Было бы интересно узнать, кто, где и почему на Западе принял такое решение: в отличие от прочих волн русской эмиграции, эту – вроде бы самую ментально близкую, политизированную в нужном духе, готовую “шатать режим” – никак не поддерживать и не подкармливать. Не пиарить в качестве прыгунов в свободу, не давать грантов и всяких пособий и не привечать.
Думаю, этого они всё-таки ожидали. А тут – фиг вам.
Богатых русских эмигрантов тоже ведь можно понять – их богатство там висит на волоске. Раскулачивают только так. Фридманы даже плачут – то есть те люди, что ввалили в страну пребывания громадные суммы. И всё равно не милы. Так стоит ли тратить деньги на радио, на издание книжек, на поддержку тех, кто не даст прибыли?
Я думаю, что с этим “берлинским радио” как раз такая история и приключилась. Организаторы рассчитывали получить какие-то гранты на свою деятельность по поливанию России гогнецом – а им ничего не дали. Соответственно тема не взлетела. Они тянули резину сколько могли – но нет, не выходит чаша у Данилы-мастера, не бегут из “Фридом фаундейшен” с деньгами под распил.
И в общем-то это объяснимо – весь распил сейчас идет через Украину. Там уже всё накатано, процент берут небольшой.
Вечная эмигрантская история. Вне зависимости от страны, эпохи, или личности эмигранта.
“История почти всех семейств, которые плыли с нами, была одна и та же. Накопив кое-что, назанимав, и выпросив, и все продав, что можно, они заплатили за проезд в Нью-Йорк, воображая, что попадут в город, где улицы вымощены золотом; а на поверку оказалось, что вымощены они самым настоящим и очень твердым камнем. Дела идут вяло: рабочие не требуются; работу найти можно, да не такую, за которую платят, и вот они едут назад еще более нищими, чем были прежде.

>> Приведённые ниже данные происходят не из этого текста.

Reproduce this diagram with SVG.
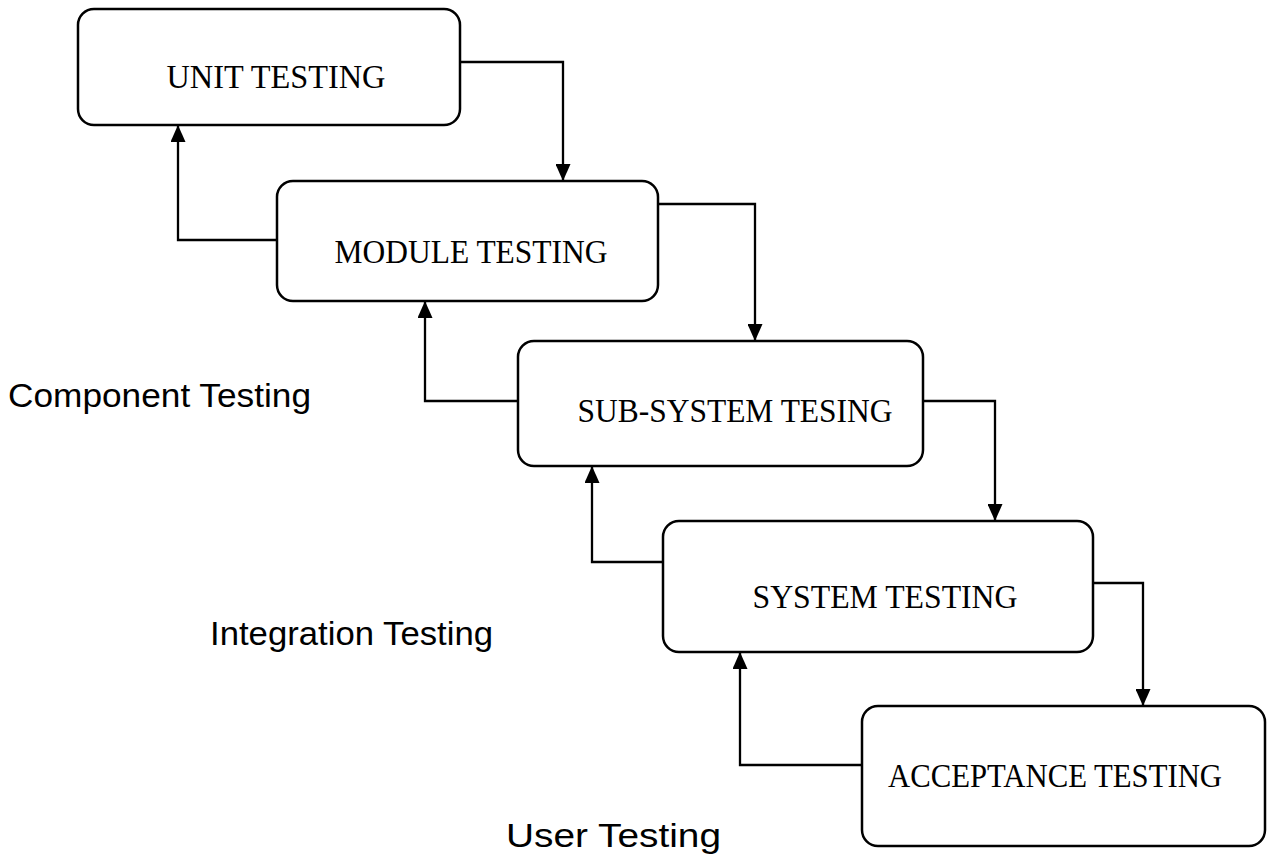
<svg xmlns="http://www.w3.org/2000/svg" width="1274" height="854" viewBox="0 0 1274 854">
<style>
.box{fill:#fff;stroke:#000;stroke-width:2.5}
.lbl{font-family:"Liberation Serif","Times New Roman",serif;font-size:34px;fill:#000;text-anchor:middle}
.side{font-family:"Liberation Sans",Arial,sans-serif;font-size:34px;fill:#000}
.con{fill:none;stroke:#000;stroke-width:2.3}
</style>
<defs>
<marker id="arr" viewBox="0 0 17 15" refX="17" refY="7.5" markerWidth="17" markerHeight="15" markerUnits="userSpaceOnUse" orient="auto">
<path d="M0,0 L17,7.5 L0,15 Z" fill="#000"/>
</marker>
</defs>
<rect width="1274" height="854" fill="#fff"/>
<g id="connectors">
<path class="con" d="M460,62 H563 V181" marker-end="url(#arr)"/>
<path class="con" d="M277,240 H178 V125" marker-end="url(#arr)"/>
<path class="con" d="M658,204 H755 V341" marker-end="url(#arr)"/>
<path class="con" d="M518,401 H425 V301" marker-end="url(#arr)"/>
<path class="con" d="M923,401 H995 V521" marker-end="url(#arr)"/>
<path class="con" d="M663,562 H592 V466" marker-end="url(#arr)"/>
<path class="con" d="M1093,583 H1143 V706" marker-end="url(#arr)"/>
<path class="con" d="M862,765 H740 V652" marker-end="url(#arr)"/>
</g>
<g id="unit">
<rect class="box" x="78" y="9" width="382" height="116" rx="16"/>
<text class="lbl" x="276" y="88" textLength="219" lengthAdjust="spacingAndGlyphs">UNIT TESTING</text>
</g>
<g id="module">
<rect class="box" x="277" y="181" width="381" height="120" rx="16"/>
<text class="lbl" x="471" y="263" textLength="273" lengthAdjust="spacingAndGlyphs">MODULE TESTING</text>
</g>
<g id="subsystem">
<rect class="box" x="518" y="341" width="405" height="125" rx="16"/>
<text class="lbl" x="735" y="422" textLength="315" lengthAdjust="spacingAndGlyphs">SUB-SYSTEM TESING</text>
</g>
<g id="system">
<rect class="box" x="663" y="521" width="430" height="131" rx="16"/>
<text class="lbl" x="885" y="608" textLength="265" lengthAdjust="spacingAndGlyphs">SYSTEM TESTING</text>
</g>
<g id="acceptance">
<rect class="box" x="862" y="706" width="403" height="140" rx="16"/>
<text class="lbl" x="1055" y="787" textLength="334" lengthAdjust="spacingAndGlyphs">ACCEPTANCE TESTING</text>
</g>
<g id="labels">
<text class="side" x="8" y="407" textLength="303" lengthAdjust="spacingAndGlyphs">Component Testing</text>
<text class="side" x="210" y="645" textLength="283" lengthAdjust="spacingAndGlyphs">Integration Testing</text>
<text class="side" x="506" y="847" textLength="215" lengthAdjust="spacingAndGlyphs">User Testing</text>
</g>
</svg>
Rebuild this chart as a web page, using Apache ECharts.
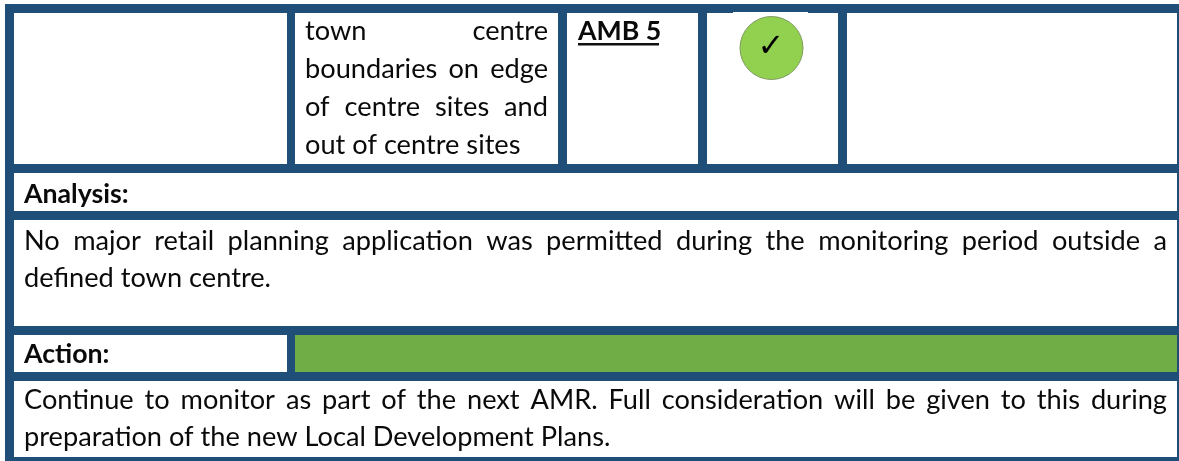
<!DOCTYPE html>
<html><head><meta charset="utf-8">
<style>html,body{margin:0;padding:0;background:#fff}#c{width:1179px;height:461px}</style>
<script src="https://cdn.jsdelivr.net/npm/echarts@6/dist/echarts.min.js"></script>
</head><body><div id="c"></div>
<script>
var borderColor = '#1F4E79', greenBar = '#70AD47', badge = '#92D050';
var outcomeLines = ['town centre', 'boundaries on edge', 'of centre sites and', 'out of centre sites'];
var reference = 'AMB 5';
var analysisHead = 'Analysis:';
var analysisLines = ['No major retail planning application was permitted during the monitoring period outside a', 'defined town centre.'];
var actionHead = 'Action:';
var actionLines = ['Continue to monitor as part of the next AMR. Full consideration will be given to this during', 'preparation of the new Local Development Plans.'];
var FONT = '27.2px Lato';
var BOLD = 'bold 26.7px Lato';
var chart = echarts.init(document.getElementById('c'), null, {renderer: 'canvas'});
var ctx = document.createElement('canvas').getContext('2d');
function w(s, f) { ctx.font = f; return ctx.measureText(s).width; }
var els = [];
function rect(x0, y0, x1, y1, fill) { els.push({type: 'rect', shape: {x: x0, y: y0, width: x1 - x0, height: y1 - y0}, style: {fill: fill}, silent: true}); }
function txt(s, x, y, f, extra) { els.push({type: 'text', x: x, y: y, style: Object.assign({text: s, font: f, fill: '#0a0a0a', verticalAlign: 'middle'}, extra || {}), silent: true}); }
function line(s, x0, x1, y, justify) {
  if (!justify) { txt(s, x0, y, FONT); return; }
  var ws = s.split(' '), tot = 0;
  ws.forEach(function (p) { tot += w(p, FONT); });
  var gap = (x1 - x0 - tot) / (ws.length - 1), x = x0;
  ws.forEach(function (p) { txt(p, x, y, FONT); x += w(p, FONT) + gap; });
}
rect(5, 4, 1179, 461, borderColor);
rect(14, 13, 287, 164, '#fff');
rect(295, 13, 558, 164, '#fff');
rect(567, 13, 698, 164, '#fff');
rect(707, 13, 838, 164, '#fff');
rect(847, 13, 1177, 164, '#fff');
rect(733, 12, 808, 13, '#fff');
rect(14, 173, 1177, 211, '#fff');
rect(14, 220, 1177, 326, '#fff');
rect(14, 335, 287, 372, '#fff');
rect(295, 335, 1177, 372, greenBar);
rect(14, 381, 1177, 457, '#fff');
outcomeLines.forEach(function (s, i) { line(s, 305, 548, 31 + i * 38, i < 3); });
txt(reference, 578, 31, BOLD);
rect(578, 43, 659, 45.5, '#111');
els.push({type: 'circle', shape: {cx: 771.5, cy: 48, r: 31.5}, style: {fill: badge, stroke: '#7f9a5f', lineWidth: 1}, silent: true});
txt('\u2713', 771, 48, 'bold 32px "DejaVu Sans"', {align: 'center', fill: '#000'});
txt(analysisHead, 24, 194, BOLD);
line(analysisLines[0], 24, 1167, 241, true);
line(analysisLines[1], 24, 1167, 278, false);
txt(actionHead, 24, 354, BOLD);
line(actionLines[0], 24, 1167, 400, true);
line(actionLines[1], 24, 1167, 437, false);
chart.setOption({animation: false, graphic: {elements: els}});
</script></body></html>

Один из них вез незапечатанное письмо молодого английского ремесленника к своему другу из-под Манчестера: пробыв в Нью-Йорке две недели, он усиленно уговаривал друга последовать его примеру. Один из помощников капитана принес мне это письмо смеха ради.
“Вот это страна, Джем, – пишет адресат. – Люблю Америку. Никакого деспотизма – вот что главное. Работа сама просится в руки, а заработки – огромные. Понимаешь, Джем, надо только выбрать, каким ты хочешь заняться ремеслом. Я пока еще не выбрал, но скоро решу. Все никак не надумаю, кем лучше стать: плотником или портным”.’
Чарльз Диккенс.
Но придурки из интеллигенции Диккенса не читали.
Как бы вот так придумать, чтобы это коричневое назад не могло вернуться…
Правильный ответ на вопрос звучит так: Запрет на профессии.
То есть вернуться-то ты можешь – но ряд видов деятельности для тебя будет закрыт.
Закона такого нет, все вернутся, даже пугалкины и думаю бабло опять стричь начнут, только на частных корпоративах.